I'll answer your last question first, just by virtue of the fact that in the last 20 years I have worked with one foot in health and one foot in education. Interestingly enough, they have similar needs, and the intergenerational aspect has been able to work with both of those, with education.
As many of you have talked about already, there is a training process. You don't just go into involvement with a senior without some background training. For sure, that is in the education field, but the health benefits are amazing.
Now, what is it specifically? It's been very hard to get quantitative data, because everybody wants to have numbers, but of course, when you're dealing with health, privacy issues are huge.

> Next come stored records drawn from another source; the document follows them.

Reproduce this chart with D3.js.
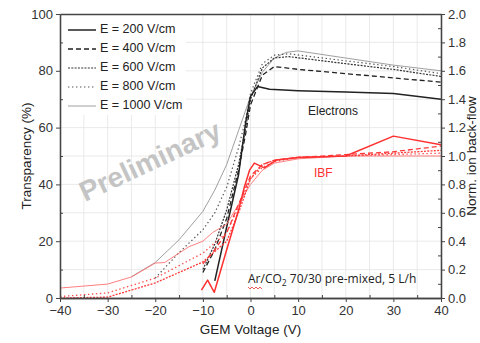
<!DOCTYPE html>
<html>
<head>
<meta charset="utf-8">
<script src="https://cdn.jsdelivr.net/npm/d3@7"></script>
<style>
  body { margin: 0; background: #fff; }
  svg { display: block; font-family: "Liberation Sans", Arial, sans-serif; }
</style>
</head>
<body>
<svg width="480" height="343"></svg>
<script>
// drift field of each series
const fieldLabels = ["E = 200 V/cm", "E = 400 V/cm", "E = 600 V/cm", "E = 800 V/cm", "E = 1000 V/cm"];

// electron transparency (%) vs GEM voltage, one row per field
const elecVoltage = [
  [-7.5, -5, -2.5, -1, 0, 1.5, 4, 10, 20, 30, 40],
  [-10, -7.5, -5, -2.5, -1, 0, 2.5, 5, 10, 20, 30, 40],
  [-10, -7.5, -5, -2.5, -1, 0, 2.5, 5, 8, 20, 30, 40],
  [-20, -15, -10, -7.5, -5, -2.5, -1, 0, 2.5, 5, 8, 20, 30, 40],
  [-25, -20, -15, -10, -7.5, -5, -2.5, 0, 2.5, 5, 7.5, 10, 20, 30, 40]
];
const elecTransparency = [
  [6, 25, 43.5, 62, 71, 74.5, 73.5, 73, 72.5, 72, 70],
  [9, 17, 28, 45, 58, 68, 78.5, 81.5, 80.5, 79, 77.5, 76],
  [10, 19, 31, 47, 60, 70, 81, 84.5, 85, 82.5, 80.5, 78],
  [7, 16, 24, 30, 39, 53, 63, 72, 82.5, 85.5, 86, 83.5, 81.5, 79],
  [7.5, 12.5, 20.5, 30.5, 38, 47, 59, 71, 79.5, 84.5, 86.5, 87, 84.5, 82, 80]
];

// normalised ion back-flow vs GEM voltage
const ibfVoltage = [
  [-10.3, -9, -7.6, -5, -2.5, -1.3, -0.2, 0.8, 2.9, 5.5, 10, 20, 30, 40],
  [-10, -7.5, -5, -2.5, 0, 2.5, 5, 10, 20, 30, 40],
  [-40, -30, -20, -10, -5, -2.5, 0, 2.5, 5, 10, 20, 30, 40],
  [-40, -30, -20, -10, -5, -2.5, 0, 2.5, 5, 10, 20, 30, 40],
  [-40, -30, -25, -20, -18, -13, -10, -8, -5, -2.5, 0, 2.5, 5, 10, 20, 30, 40]
];
const ibfNorm = [
  [0.056, 0.126, 0.04, 0.34, 0.62, 0.78, 0.9, 0.95, 0.916, 0.972, 0.99, 1.0, 1.14, 1.08],
  [0.24, 0.34, 0.46, 0.66, 0.86, 0.94, 0.97, 0.99, 1.01, 1.03, 1.07],
  [0, 0.006, 0.106, 0.254, 0.4, 0.6, 0.84, 0.94, 0.97, 0.99, 1.0, 1.02, 1.04],
  [0.01, 0.036, 0.14, 0.316, 0.46, 0.64, 0.84, 0.92, 0.96, 0.99, 1.0, 1.01, 1.02],
  [0.07, 0.098, 0.148, 0.246, 0.25, 0.36, 0.4, 0.46, 0.52, 0.66, 0.8, 0.9, 0.95, 0.98, 1.0, 1.0, 1.0]
];

const xTicks = [-40, -30, -20, -10, 0, 10, 20, 30, 40];
const leftTicks = [0, 20, 40, 60, 80, 100];
const rightTicks = [0, 0.2, 0.4, 0.6, 0.8, 1.0, 1.2, 1.4, 1.6, 1.8, 2.0];

// line styles per field
const blackStyle = [
  { color: "#222", width: 1.5, dash: null },
  { color: "#222", width: 1.3, dash: "5,3" },
  { color: "#333", width: 1.2, dash: "2,1.3" },
  { color: "#555", width: 1.2, dash: "1.4,2.6" },
  { color: "#888", width: 0.8, dash: null }
];
const redStyle = [
  { color: "#ff3030", width: 1.5, dash: null },
  { color: "#ff3a3a", width: 1.3, dash: "5,3" },
  { color: "#ff3a3a", width: 1.3, dash: "2,1.3" },
  { color: "#ff4a4a", width: 1.3, dash: "1.4,2.6" },
  { color: "#ff7070", width: 0.9, dash: null }
];

const svg = d3.select("svg");
const plotL = 60, plotR = 441, plotT = 14, plotB = 298;

const x = d3.scaleLinear().domain([-40, 40]).range([plotL, plotR]);
const yL = d3.scaleLinear().domain([0, 100]).range([plotB, plotT]);
const yR = d3.scaleLinear().domain([0, 2]).range([plotB, plotT]);

// grid
const grid = svg.append("g").attr("stroke", "#e4e4e4").attr("stroke-width", 0.8);
grid.selectAll(".gx").data(d3.range(-35, 40, 5)).join("line")
  .attr("x1", d => x(d)).attr("x2", d => x(d)).attr("y1", plotT).attr("y2", plotB);
grid.selectAll(".gy").data(d3.range(10, 100, 10)).join("line")
  .attr("y1", d => yL(d)).attr("y2", d => yL(d)).attr("x1", plotL).attr("x2", plotR);

// watermark
svg.append("text")
  .attr("transform", "translate(151,163) rotate(-25)")
  .attr("text-anchor", "middle").attr("dominant-baseline", "middle")
  .attr("font-size", 28).attr("font-weight", "bold").attr("fill", "#c4c4c4")
  .text("Preliminary");

// legend background
svg.append("rect").attr("x", plotL + 1).attr("y", plotT + 1).attr("width", 125).attr("height", 100).attr("fill", "#fff");

const curves = svg.append("g").attr("fill", "none").attr("stroke-linejoin", "round");

function drawSeries(vs, ys, scaleY, styles) {
  vs.forEach((v, i) => {
    const pts = v.map((d, j) => [x(d), scaleY(ys[i][j])]);
    const line = d3.line().curve(d3.curveLinear);
    curves.append("path")
      .attr("d", line(pts))
      .attr("stroke", styles[i].color)
      .attr("stroke-width", styles[i].width)
      .attr("stroke-dasharray", styles[i].dash);
  });
}

drawSeries(elecVoltage.slice().reverse(), elecTransparency.slice().reverse(), yL, blackStyle.slice().reverse());
drawSeries(ibfVoltage.slice().reverse(), ibfNorm.slice().reverse(), yR, redStyle.slice().reverse());

// axes
function styleAxis(g) {
  g.selectAll(".domain").attr("stroke", "#444").attr("stroke-width", 1.3);
  g.selectAll(".tick line").attr("stroke", "#444").attr("stroke-width", 1);
  g.selectAll(".tick text").attr("fill", "#333").attr("font-size", 13)
    .attr("font-family", "'Liberation Sans', Arial, sans-serif");
}

svg.append("g").attr("transform", `translate(0,${plotB})`)
  .call(d3.axisBottom(x).tickValues(xTicks).tickSize(4).tickSizeOuter(0).tickPadding(4))
  .call(styleAxis);
svg.append("g").attr("transform", `translate(0,${plotB})`)
  .call(d3.axisBottom(x).tickValues(d3.range(-35, 40, 10)).tickSize(-3).tickSizeOuter(0).tickFormat(""))
  .call(styleAxis);
svg.append("g").attr("transform", `translate(0,${plotT})`)
  .call(d3.axisTop(x).tickValues([]).tickSizeOuter(0))
  .call(styleAxis);

svg.append("g").attr("transform", `translate(${plotL},0)`)
  .call(d3.axisLeft(yL).tickValues(leftTicks).tickSize(4).tickSizeOuter(0).tickPadding(3))
  .call(styleAxis);
svg.append("g").attr("transform", `translate(${plotL},0)`)
  .call(d3.axisLeft(yL).tickValues(d3.range(10, 100, 20)).tickSize(-3).tickSizeOuter(0).tickFormat(""))
  .call(styleAxis);

svg.append("g").attr("transform", `translate(${plotR},0)`)
  .call(d3.axisRight(yR).tickValues(rightTicks).tickSize(4).tickSizeOuter(0).tickPadding(3).tickFormat(d3.format(".1f")))
  .call(styleAxis);
svg.append("g").attr("transform", `translate(${plotR},0)`)
  .call(d3.axisRight(yR).tickValues(d3.range(0.1, 2, 0.2)).tickSize(-3).tickSizeOuter(0).tickFormat(""))
  .call(styleAxis);

// axis titles
svg.append("text")
  .attr("x", x(0)).attr("y", 334).attr("text-anchor", "middle")
  .attr("font-size", 13.5).attr("fill", "#222").text("GEM Voltage (V)");
svg.append("text")
  .attr("transform", `translate(27,${(plotT + plotB) / 2}) rotate(-90)`)
  .attr("text-anchor", "middle").attr("dominant-baseline", "middle")
  .attr("font-size", 13.5).attr("fill", "#222").text("Transparency (%)");
svg.append("text")
  .attr("transform", `translate(472,${(plotT + plotB) / 2}) rotate(-90)`)
  .attr("text-anchor", "middle").attr("dominant-baseline", "middle")
  .attr("font-size", 13.5).attr("fill", "#222").text("Norm. ion back-flow");

// legend
const legend = svg.append("g");
fieldLabels.forEach((lab, i) => {
  const ly = 30 + i * 19;
  legend.append("line")
    .attr("x1", 68).attr("x2", 96).attr("y1", ly).attr("y2", ly)
    .attr("stroke", blackStyle[i].color)
    .attr("stroke-width", blackStyle[i].width)
    .attr("stroke-dasharray", blackStyle[i].dash);
  legend.append("text")
    .attr("x", 100).attr("y", ly).attr("dominant-baseline", "middle")
    .attr("font-size", 12.5).attr("fill", "#222").text(lab);
});

// annotations
svg.append("text").attr("x", 308).attr("y", 115).attr("font-size", 12).attr("fill", "#222").text("Electrons");
svg.append("text").attr("x", 314).attr("y", 177).attr("font-size", 12).attr("fill", "#ff3030").text("IBF");

const gas = svg.append("text").attr("x", 248).attr("y", 283)
  .attr("font-family", "'Open Sans', 'Noto Sans', sans-serif")
  .attr("font-size", 12).attr("fill", "#222");
gas.append("tspan").text("Ar/CO");
gas.append("tspan").attr("dy", 3).attr("font-size", 8.5).text("2");
gas.append("tspan").attr("dy", -3).text(" 70/30 pre-mixed, 5 L/h");

// spell-check squiggle under "Ar"
const sq = d3.path();
sq.moveTo(248, 287);
for (let k = 0; k < 7; k++) sq.lineTo(250 + k * 2, k % 2 === 0 ? 289 : 287);
svg.append("path").attr("d", sq.toString()).attr("fill", "none").attr("stroke", "#e33").attr("stroke-width", 0.8);
</script>
</body>
</html>
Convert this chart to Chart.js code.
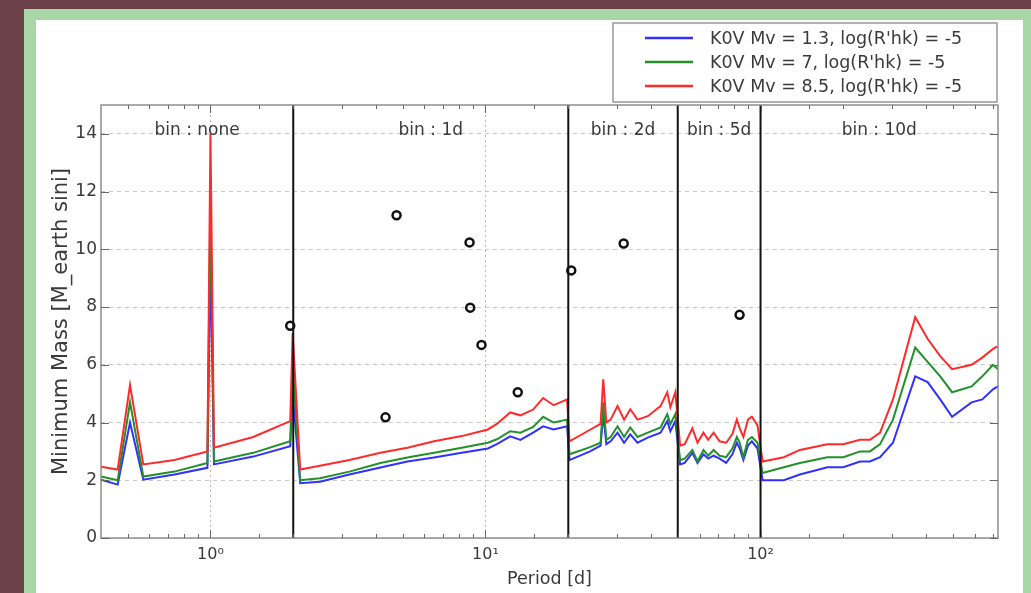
<!DOCTYPE html>
<html>
<head>
<meta charset="utf-8">
<script src="https://cdn.jsdelivr.net/npm/chart.js@4"></script>
<style>
  html, body { margin: 0; padding: 0; }
  body { width: 1031px; height: 593px; overflow: hidden; background: #6b4049; position: relative; }
  #panel { position: absolute; left: 24px; top: 9px; width: 1011px; height: 700px; box-sizing: border-box;
           border: 12px solid #a9d6a7; border-top-width: 11px; background: #fff; }
  #chart { position: absolute; left: 0; top: 0; }
</style>
</head>
<body>
<div id="panel"></div>
<canvas id="chart" width="1031" height="593"></canvas>
<script>
// detection limits, one value per period for each star model
var periods = [
  0.40, 0.46, 0.51, 0.57, 0.74, 0.975, 1.0, 1.03, 1.43, 1.95, 1.99, 2.12,
  2.5, 3.2, 4.15, 5.2, 6.5, 8.2, 10.2, 11.0, 12.3, 13.4, 14.9, 16.2, 17.7, 19.8,
  20.2, 24, 26.2, 26.8, 27.5, 28.5, 30.2, 31.9, 33.6, 35.7, 38.9, 43.3, 45.8, 47.0, 49.0,
  51, 53, 56.5, 59, 62, 64.5, 67.5, 71, 75, 79, 82, 84, 86.6, 90, 93, 97.5,
  101.7, 121.5, 139, 175, 200, 230, 250, 272, 303, 365, 405, 450, 497, 585, 640, 700, 730
];
var massBlue = [
  2.02, 1.85, 4.0, 2.02, 2.2, 2.43, 9.7, 2.55, 2.82, 3.18, 5.0, 1.9,
  1.95, 2.2, 2.44, 2.65, 2.79, 2.95, 3.1, 3.25, 3.52, 3.4, 3.65, 3.87, 3.76, 3.87,
  2.7, 3.0, 3.2, 4.3, 3.25, 3.35, 3.65, 3.3, 3.59, 3.3, 3.48, 3.65, 4.05, 3.7, 4.05,
  2.55, 2.6, 2.95, 2.6, 2.9, 2.75, 2.85, 2.75, 2.6, 2.9, 3.3, 3.1, 2.7, 3.2, 3.35, 3.1,
  2.0, 2.0, 2.2, 2.45, 2.45, 2.65, 2.65, 2.8, 3.3, 5.6, 5.4, 4.8, 4.2, 4.7, 4.8, 5.15, 5.25
];
var massGreen = [
  2.13, 2.0, 4.7, 2.13, 2.3, 2.6, 11.8, 2.65, 2.95, 3.35, 6.0, 2.0,
  2.07, 2.3, 2.6, 2.79, 2.95, 3.13, 3.3, 3.42, 3.7, 3.65, 3.85, 4.2, 4.0, 4.1,
  2.9, 3.15, 3.3, 4.7, 3.4, 3.5, 3.87, 3.5, 3.83, 3.5, 3.65, 3.83, 4.29, 3.94, 4.29,
  2.7, 2.75, 3.05, 2.65, 3.05, 2.85, 3.05, 2.85, 2.8, 3.1, 3.5, 3.3, 2.8, 3.4, 3.5, 3.3,
  2.25, 2.45, 2.6, 2.8, 2.8, 3.0, 3.0, 3.25, 4.1, 6.6, 6.1, 5.6, 5.05, 5.25, 5.6, 6.0, 5.85
];
var massRed = [
  2.47, 2.37, 5.3, 2.55, 2.7, 3.0, 14.0, 3.13, 3.5, 4.05, 7.1, 2.37,
  2.5, 2.7, 2.95, 3.13, 3.35, 3.53, 3.76, 3.95, 4.35, 4.25, 4.45, 4.85, 4.6, 4.8,
  3.35, 3.75, 3.95, 5.5, 4.0, 4.1, 4.57, 4.1, 4.46, 4.1, 4.22, 4.57, 5.05, 4.53, 5.05,
  3.2, 3.25, 3.8, 3.3, 3.65, 3.4, 3.65, 3.35, 3.3, 3.6, 4.1, 3.8, 3.5, 4.1, 4.2, 3.9,
  2.65, 2.8, 3.05, 3.25, 3.25, 3.4, 3.4, 3.65, 4.8, 7.65, 6.9, 6.3, 5.85, 6.0, 6.25, 6.55, 6.65
];
var seriesLabels = [
  "K0V Mv = 1.3, log(R'hk) = -5",
  "K0V Mv = 7, log(R'hk) = -5",
  "K0V Mv = 8.5, log(R'hk) = -5"
];
var seriesColors = ['#3030ff', '#23902a', '#ff2a2a'];

// known planets
var planetPeriods = [1.95, 4.33, 4.75, 8.75, 8.8, 9.67, 13.1, 20.5, 31.8, 83.9];
var planetMasses = [7.35, 4.18, 11.18, 10.24, 7.98, 6.69, 5.05, 9.27, 10.2, 7.73];

// binning regions
var binEdges = [2, 20, 50, 100];
var binLabels = ['bin : none', 'bin : 1d', 'bin : 2d', 'bin : 5d', 'bin : 10d'];

var yTicks = [0, 2, 4, 6, 8, 10, 12, 14];
var xTickLabels = { 1: '10\u2070', 10: '10\u00b9', 100: '10\u00b2' };

var X_MIN = 0.4, X_MAX = 730, Y_MIN = 0, Y_MAX = 15;
var FONT = '"DejaVu Sans", sans-serif';
var TEXT = '#3a3a3a';

function toPoints(xs, ys) {
  return xs.map(function(x, i) { return { x: x, y: ys[i] }; });
}

function isDecade(v) {
  var l = Math.log10(v);
  return Math.abs(l - Math.round(l)) < 1e-6;
}

var datasets = [];

datasets.push({
  label: 'planets',
  data: toPoints(planetPeriods, planetMasses),
  showLine: false,
  pointStyle: 'circle',
  pointRadius: 4,
  pointBorderWidth: 2.5,
  borderColor: '#111',
  backgroundColor: 'rgba(0,0,0,0)',
  order: 0
});

binEdges.forEach(function(e) {
  datasets.push({
    label: 'edge',
    data: [{ x: e, y: Y_MIN }, { x: e, y: Y_MAX }],
    borderColor: '#111',
    borderWidth: 2,
    pointRadius: 0,
    order: 1
  });
});

[massBlue, massGreen, massRed].forEach(function(vals, i) {
  datasets.push({
    label: seriesLabels[i],
    data: toPoints(periods, vals),
    borderColor: seriesColors[i],
    borderWidth: 2,
    pointRadius: 0,
    tension: 0,
    order: 2 + (2 - i)
  });
});

var decor = {
  id: 'decor',
  afterDatasetsDraw: function(chart) {
    var ctx = chart.ctx;
    var a = chart.chartArea;
    var xs = chart.scales.x, ys = chart.scales.y;

    ctx.save();
    // frame
    ctx.strokeStyle = '#8f8f8f';
    ctx.lineWidth = 1.5;
    ctx.strokeRect(a.left, a.top, a.right - a.left, a.bottom - a.top);

    // inward tick marks
    ctx.strokeStyle = '#666';
    ctx.lineWidth = 1;
    xs.ticks.forEach(function(t) {
      if (t.value <= X_MIN || t.value >= X_MAX) return;
      var px = Math.round(xs.getPixelForValue(t.value)) + 0.5;
      var len = isDecade(t.value) ? 8 : 4;
      ctx.beginPath();
      ctx.moveTo(px, a.bottom); ctx.lineTo(px, a.bottom - len);
      ctx.moveTo(px, a.top); ctx.lineTo(px, a.top + len);
      ctx.stroke();
    });
    ys.ticks.forEach(function(t) {
      var py = Math.round(ys.getPixelForValue(t.value)) + 0.5;
      ctx.beginPath();
      ctx.moveTo(a.left, py); ctx.lineTo(a.left + 8, py);
      ctx.moveTo(a.right, py); ctx.lineTo(a.right - 8, py);
      ctx.stroke();
    });

    // bin labels centred in each region
    var edges = [X_MIN].concat(binEdges, [X_MAX]);
    ctx.font = '17px ' + FONT;
    ctx.fillStyle = TEXT;
    ctx.textAlign = 'center';
    ctx.textBaseline = 'middle';
    var ly = ys.getPixelForValue(14.1);
    binLabels.forEach(function(lbl, i) {
      var x0 = xs.getPixelForValue(edges[i]);
      var x1 = xs.getPixelForValue(edges[i + 1]);
      ctx.fillText(lbl, (x0 + x1) / 2, ly);
    });

    // legend box above the top right corner
    var bw = 384, bh = 79;
    var bx = a.right - bw - 1, by = a.top - bh - 3;
    ctx.fillStyle = '#fff';
    ctx.fillRect(bx, by, bw, bh);
    ctx.strokeStyle = '#999';
    ctx.lineWidth = 1.5;
    ctx.strokeRect(bx, by, bw, bh);
    ctx.font = '17.5px ' + FONT;
    ctx.textAlign = 'left';
    seriesLabels.forEach(function(lbl, i) {
      var ry = by + 15 + i * 24;
      ctx.strokeStyle = seriesColors[i];
      ctx.lineWidth = 2.5;
      ctx.beginPath();
      ctx.moveTo(bx + 32, ry); ctx.lineTo(bx + 80, ry);
      ctx.stroke();
      ctx.fillStyle = TEXT;
      ctx.fillText(lbl, bx + 97, ry + 1);
    });
    ctx.restore();
  }
};

var chart = new Chart(document.getElementById('chart').getContext('2d'), {
  type: 'line',
  data: { datasets: datasets },
  plugins: [decor],
  options: {
    responsive: false,
    animation: false,
    layout: { padding: { left: 49, right: 33, top: 105, bottom: 3 } },
    plugins: {
      legend: { display: false },
      tooltip: { enabled: false }
    },
    scales: {
      x: {
        type: 'logarithmic',
        min: X_MIN,
        max: X_MAX,
        afterFit: function(s) { s.height = 52; },
        border: { display: false, dash: [2, 3] },
        grid: {
          drawTicks: false,
          lineWidth: 1,
          color: function(c) {
            return c.tick && isDecade(c.tick.value) ? '#b5b5b5' : 'rgba(0,0,0,0)';
          }
        },
        ticks: {
          autoSkip: false,
          maxRotation: 0,
          padding: 7,
          color: TEXT,
          font: { family: FONT, size: 16 },
          callback: function(v) {
            return isDecade(v) ? (xTickLabels[Math.round(v)] || '') : '';
          }
        },
        title: {
          display: true,
          text: 'Period [d]',
          color: TEXT,
          font: { family: FONT, size: 17.5 },
          padding: { top: 0, bottom: 0 }
        }
      },
      y: {
        min: Y_MIN,
        max: Y_MAX,
        afterBuildTicks: function(s) {
          s.ticks = yTicks.map(function(v) { return { value: v }; });
        },
        afterFit: function(s) { s.width = 52; },
        border: { display: false, dash: [4, 4] },
        grid: { drawTicks: false, color: '#c8c8c8', lineWidth: 1 },
        ticks: {
          padding: 4,
          color: TEXT,
          font: { family: FONT, size: 17 }
        },
        title: {
          display: true,
          text: 'Minimum Mass [M_earth sini]',
          color: TEXT,
          font: { family: FONT, size: 21 },
          padding: { top: 0, bottom: 4 }
        }
      }
    }
  }
});
</script>
</body>
</html>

First of all, there's mental health. It's incredible. There are so many things that I noticed in my last 20 years of working in this field. There's a small thing that's bothering someone, and it becomes a big thing because they muddle it in their head, and then they have to call to go to the doctor, and they can't get in, and that's upsetting. When you have somebody sitting with you who is a friend—and they consider the children friends because they are relatively non-threatening—you just talk. You talk about other things, and pretty soon what we found was that they would talk themselves right out of their concerns. They felt like they were being seen. They felt like they were being heard. The problem wasn't so much medical as it was just feeling mentally isolated, having a lack of purpose and so forth.
There are some very specific examples. They did a research project in New York several years ago. They took seniors from a care home and split them in half. Half of them went on a bus and went on various tours around the town. The other half worked one-on-one with young artists. Afterwards, they were able to get the quantitative data, and after a certain period of time, they measured how much medication the seniors were taking before and after.
For the group who went on the bus tours, everything was the same, but the people who had that intimate relationship and spent time with these artists and talking were taking less medication for depression, and they were having fewer falls as a result of it. That's one of the few actual quantitative studies that have been done.
Medically, to see it qualitatively and to see the difference, you just talk to the people in the care homes, for example, the people in the community or the families. They say attitudes are so much better because these people are connected and feel they have a friend.